WHAT YOU ARE ASKED TO DO:
Write the lines out again, from the top of the material to the line containing "(0,0) rectangle (1239,719);", pictures excluded.

DATA PROVIDED:
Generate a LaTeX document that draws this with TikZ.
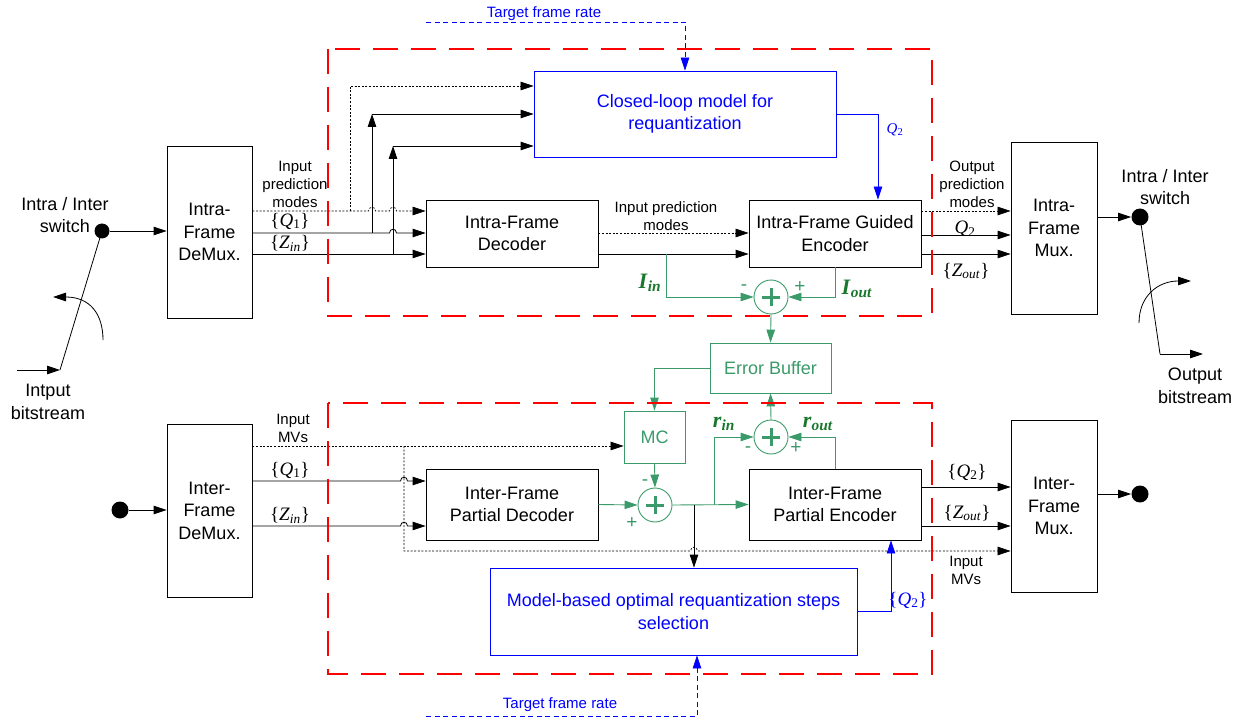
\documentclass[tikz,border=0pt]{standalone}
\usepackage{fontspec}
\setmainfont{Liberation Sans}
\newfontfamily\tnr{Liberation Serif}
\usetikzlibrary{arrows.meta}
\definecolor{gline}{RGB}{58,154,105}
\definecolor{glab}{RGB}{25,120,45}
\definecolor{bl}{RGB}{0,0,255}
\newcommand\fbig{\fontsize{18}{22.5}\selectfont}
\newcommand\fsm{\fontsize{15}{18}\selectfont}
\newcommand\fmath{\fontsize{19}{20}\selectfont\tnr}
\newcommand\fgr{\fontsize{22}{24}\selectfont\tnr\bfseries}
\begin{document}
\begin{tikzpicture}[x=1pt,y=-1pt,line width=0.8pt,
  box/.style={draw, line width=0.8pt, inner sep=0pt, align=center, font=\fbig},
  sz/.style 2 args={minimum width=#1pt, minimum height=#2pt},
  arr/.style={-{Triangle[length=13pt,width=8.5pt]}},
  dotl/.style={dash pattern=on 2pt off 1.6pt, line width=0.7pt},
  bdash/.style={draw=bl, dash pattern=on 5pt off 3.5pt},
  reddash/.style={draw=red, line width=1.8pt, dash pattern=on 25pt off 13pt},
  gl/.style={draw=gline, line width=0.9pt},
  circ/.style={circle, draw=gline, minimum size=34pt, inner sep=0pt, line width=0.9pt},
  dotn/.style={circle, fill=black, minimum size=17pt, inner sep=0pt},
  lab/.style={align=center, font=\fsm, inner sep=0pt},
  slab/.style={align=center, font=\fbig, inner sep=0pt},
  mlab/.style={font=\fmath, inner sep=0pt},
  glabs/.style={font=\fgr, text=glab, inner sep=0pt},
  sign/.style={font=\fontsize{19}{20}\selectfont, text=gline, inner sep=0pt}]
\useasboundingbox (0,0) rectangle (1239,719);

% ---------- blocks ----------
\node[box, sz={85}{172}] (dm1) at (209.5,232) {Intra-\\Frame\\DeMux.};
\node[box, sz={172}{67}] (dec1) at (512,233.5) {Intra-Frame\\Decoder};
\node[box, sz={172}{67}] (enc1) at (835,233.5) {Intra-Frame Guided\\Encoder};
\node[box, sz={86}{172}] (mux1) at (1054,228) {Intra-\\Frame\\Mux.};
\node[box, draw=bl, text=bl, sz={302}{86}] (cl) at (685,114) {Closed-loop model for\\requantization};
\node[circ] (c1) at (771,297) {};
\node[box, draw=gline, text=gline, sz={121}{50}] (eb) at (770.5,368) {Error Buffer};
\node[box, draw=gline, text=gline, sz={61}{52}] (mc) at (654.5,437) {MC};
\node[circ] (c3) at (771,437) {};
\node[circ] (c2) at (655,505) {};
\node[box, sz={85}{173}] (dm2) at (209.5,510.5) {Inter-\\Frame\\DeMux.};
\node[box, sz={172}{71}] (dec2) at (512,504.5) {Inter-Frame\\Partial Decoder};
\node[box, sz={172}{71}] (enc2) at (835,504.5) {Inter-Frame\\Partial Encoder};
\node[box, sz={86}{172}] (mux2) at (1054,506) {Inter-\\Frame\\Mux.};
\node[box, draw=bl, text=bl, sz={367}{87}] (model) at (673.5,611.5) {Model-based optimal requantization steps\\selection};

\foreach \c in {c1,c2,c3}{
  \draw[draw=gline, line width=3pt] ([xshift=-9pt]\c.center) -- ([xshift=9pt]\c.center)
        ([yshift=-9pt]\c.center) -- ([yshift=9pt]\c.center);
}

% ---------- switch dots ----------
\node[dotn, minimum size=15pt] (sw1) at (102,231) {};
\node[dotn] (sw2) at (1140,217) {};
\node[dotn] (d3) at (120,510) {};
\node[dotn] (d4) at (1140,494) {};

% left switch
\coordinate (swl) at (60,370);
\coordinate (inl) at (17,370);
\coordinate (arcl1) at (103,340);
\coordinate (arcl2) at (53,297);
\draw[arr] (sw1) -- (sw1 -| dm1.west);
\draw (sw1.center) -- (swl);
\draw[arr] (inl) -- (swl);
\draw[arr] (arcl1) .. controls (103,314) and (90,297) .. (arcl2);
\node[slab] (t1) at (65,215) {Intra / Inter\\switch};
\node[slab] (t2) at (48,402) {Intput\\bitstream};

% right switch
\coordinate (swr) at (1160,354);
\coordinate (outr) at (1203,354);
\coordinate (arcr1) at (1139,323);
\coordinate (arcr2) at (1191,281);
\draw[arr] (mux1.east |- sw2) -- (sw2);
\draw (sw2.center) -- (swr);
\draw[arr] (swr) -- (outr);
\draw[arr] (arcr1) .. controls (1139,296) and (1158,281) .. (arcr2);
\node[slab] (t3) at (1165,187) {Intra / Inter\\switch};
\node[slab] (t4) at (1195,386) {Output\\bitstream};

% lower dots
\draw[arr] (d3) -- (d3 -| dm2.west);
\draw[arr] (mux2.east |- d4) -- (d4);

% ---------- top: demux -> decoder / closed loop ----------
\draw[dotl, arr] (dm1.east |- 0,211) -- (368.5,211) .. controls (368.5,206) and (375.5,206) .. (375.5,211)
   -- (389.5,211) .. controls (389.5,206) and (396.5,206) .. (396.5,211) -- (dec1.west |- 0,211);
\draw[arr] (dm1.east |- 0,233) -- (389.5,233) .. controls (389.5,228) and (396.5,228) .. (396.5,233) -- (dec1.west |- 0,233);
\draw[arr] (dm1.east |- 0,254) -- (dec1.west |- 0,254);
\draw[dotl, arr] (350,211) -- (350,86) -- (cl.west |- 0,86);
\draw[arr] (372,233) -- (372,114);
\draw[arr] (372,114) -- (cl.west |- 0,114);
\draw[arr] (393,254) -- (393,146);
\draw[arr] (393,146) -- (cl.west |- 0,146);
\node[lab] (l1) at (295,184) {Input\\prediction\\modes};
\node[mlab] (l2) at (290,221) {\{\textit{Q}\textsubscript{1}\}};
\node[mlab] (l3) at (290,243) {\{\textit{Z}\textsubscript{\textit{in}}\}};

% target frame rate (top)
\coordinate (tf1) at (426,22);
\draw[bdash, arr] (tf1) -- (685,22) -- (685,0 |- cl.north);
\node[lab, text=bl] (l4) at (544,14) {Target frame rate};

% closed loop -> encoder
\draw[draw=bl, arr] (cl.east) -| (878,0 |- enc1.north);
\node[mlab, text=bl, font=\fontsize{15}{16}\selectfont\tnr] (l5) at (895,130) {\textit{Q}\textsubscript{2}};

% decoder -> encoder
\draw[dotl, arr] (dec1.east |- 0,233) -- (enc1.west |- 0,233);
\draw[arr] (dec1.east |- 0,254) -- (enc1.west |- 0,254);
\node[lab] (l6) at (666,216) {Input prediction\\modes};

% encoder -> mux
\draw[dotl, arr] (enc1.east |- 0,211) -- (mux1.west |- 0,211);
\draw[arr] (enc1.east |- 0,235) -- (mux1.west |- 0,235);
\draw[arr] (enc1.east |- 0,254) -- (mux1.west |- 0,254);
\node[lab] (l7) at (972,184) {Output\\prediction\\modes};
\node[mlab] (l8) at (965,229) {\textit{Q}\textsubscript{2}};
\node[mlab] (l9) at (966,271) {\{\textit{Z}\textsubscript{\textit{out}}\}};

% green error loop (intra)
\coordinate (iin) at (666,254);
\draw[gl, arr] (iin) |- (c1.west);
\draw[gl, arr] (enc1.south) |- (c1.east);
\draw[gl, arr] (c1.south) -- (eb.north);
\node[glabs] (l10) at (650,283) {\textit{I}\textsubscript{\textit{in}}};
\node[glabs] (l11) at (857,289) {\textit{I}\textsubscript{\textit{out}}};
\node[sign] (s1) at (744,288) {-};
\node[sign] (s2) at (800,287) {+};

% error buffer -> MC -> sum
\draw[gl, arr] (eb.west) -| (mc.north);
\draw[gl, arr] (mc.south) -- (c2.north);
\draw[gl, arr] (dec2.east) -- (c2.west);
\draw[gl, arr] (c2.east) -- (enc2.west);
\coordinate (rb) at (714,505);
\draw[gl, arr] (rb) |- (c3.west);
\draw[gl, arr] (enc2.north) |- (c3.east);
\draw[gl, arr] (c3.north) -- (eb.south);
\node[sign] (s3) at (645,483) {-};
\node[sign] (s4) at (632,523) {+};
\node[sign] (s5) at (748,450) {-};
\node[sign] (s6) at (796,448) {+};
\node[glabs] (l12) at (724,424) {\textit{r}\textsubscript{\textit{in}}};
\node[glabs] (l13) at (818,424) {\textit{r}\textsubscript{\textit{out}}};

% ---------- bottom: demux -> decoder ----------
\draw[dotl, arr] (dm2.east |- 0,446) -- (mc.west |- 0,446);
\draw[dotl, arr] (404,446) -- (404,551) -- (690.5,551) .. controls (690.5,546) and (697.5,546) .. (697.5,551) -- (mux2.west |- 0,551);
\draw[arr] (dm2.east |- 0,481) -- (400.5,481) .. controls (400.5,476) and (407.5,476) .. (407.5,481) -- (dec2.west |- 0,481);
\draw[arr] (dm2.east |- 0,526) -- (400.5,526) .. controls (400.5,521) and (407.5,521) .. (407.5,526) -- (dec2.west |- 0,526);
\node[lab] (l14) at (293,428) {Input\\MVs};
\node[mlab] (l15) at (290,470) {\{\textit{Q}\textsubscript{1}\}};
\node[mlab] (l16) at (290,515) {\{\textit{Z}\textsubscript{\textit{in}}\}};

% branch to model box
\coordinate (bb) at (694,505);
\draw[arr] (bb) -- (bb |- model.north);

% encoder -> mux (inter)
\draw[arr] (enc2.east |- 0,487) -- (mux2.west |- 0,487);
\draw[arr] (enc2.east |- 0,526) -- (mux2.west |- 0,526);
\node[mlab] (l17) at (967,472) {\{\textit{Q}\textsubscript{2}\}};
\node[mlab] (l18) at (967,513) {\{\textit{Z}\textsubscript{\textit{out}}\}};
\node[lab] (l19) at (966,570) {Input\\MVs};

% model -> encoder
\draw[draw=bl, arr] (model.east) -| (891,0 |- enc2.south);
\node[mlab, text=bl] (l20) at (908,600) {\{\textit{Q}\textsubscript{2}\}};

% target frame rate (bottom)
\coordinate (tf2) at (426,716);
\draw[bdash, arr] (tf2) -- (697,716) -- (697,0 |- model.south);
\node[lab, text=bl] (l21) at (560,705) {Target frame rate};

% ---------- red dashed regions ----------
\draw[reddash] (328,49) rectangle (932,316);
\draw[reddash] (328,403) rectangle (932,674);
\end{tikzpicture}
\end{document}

THE RESULT:
Generate a LaTeX document that draws this with TikZ.
\documentclass[tikz,border=0pt]{standalone}
\usepackage{fontspec}
\setmainfont{Liberation Sans}
\newfontfamily\tnr{Liberation Serif}
\usetikzlibrary{arrows.meta}
\definecolor{gline}{RGB}{58,154,105}
\definecolor{glab}{RGB}{25,120,45}
\definecolor{bl}{RGB}{0,0,255}
\newcommand\fbig{\fontsize{18}{22.5}\selectfont}
\newcommand\fsm{\fontsize{15}{18}\selectfont}
\newcommand\fmath{\fontsize{19}{20}\selectfont\tnr}
\newcommand\fgr{\fontsize{22}{24}\selectfont\tnr\bfseries}
\begin{document}
\begin{tikzpicture}[x=1pt,y=-1pt,line width=0.8pt,
  box/.style={draw, line width=0.8pt, inner sep=0pt, align=center, font=\fbig},
  sz/.style 2 args={minimum width=#1pt, minimum height=#2pt},
  arr/.style={-{Triangle[length=13pt,width=8.5pt]}},
  dotl/.style={dash pattern=on 2pt off 1.6pt, line width=0.7pt},
  bdash/.style={draw=bl, dash pattern=on 5pt off 3.5pt},
  reddash/.style={draw=red, line width=1.8pt, dash pattern=on 25pt off 13pt},
  gl/.style={draw=gline, line width=0.9pt},
  circ/.style={circle, draw=gline, minimum size=34pt, inner sep=0pt, line width=0.9pt},
  dotn/.style={circle, fill=black, minimum size=17pt, inner sep=0pt},
  lab/.style={align=center, font=\fsm, inner sep=0pt},
  slab/.style={align=center, font=\fbig, inner sep=0pt},
  mlab/.style={font=\fmath, inner sep=0pt},
  glabs/.style={font=\fgr, text=glab, inner sep=0pt},
  sign/.style={font=\fontsize{19}{20}\selectfont, text=gline, inner sep=0pt}]
\useasboundingbox (0,0) rectangle (1239,719);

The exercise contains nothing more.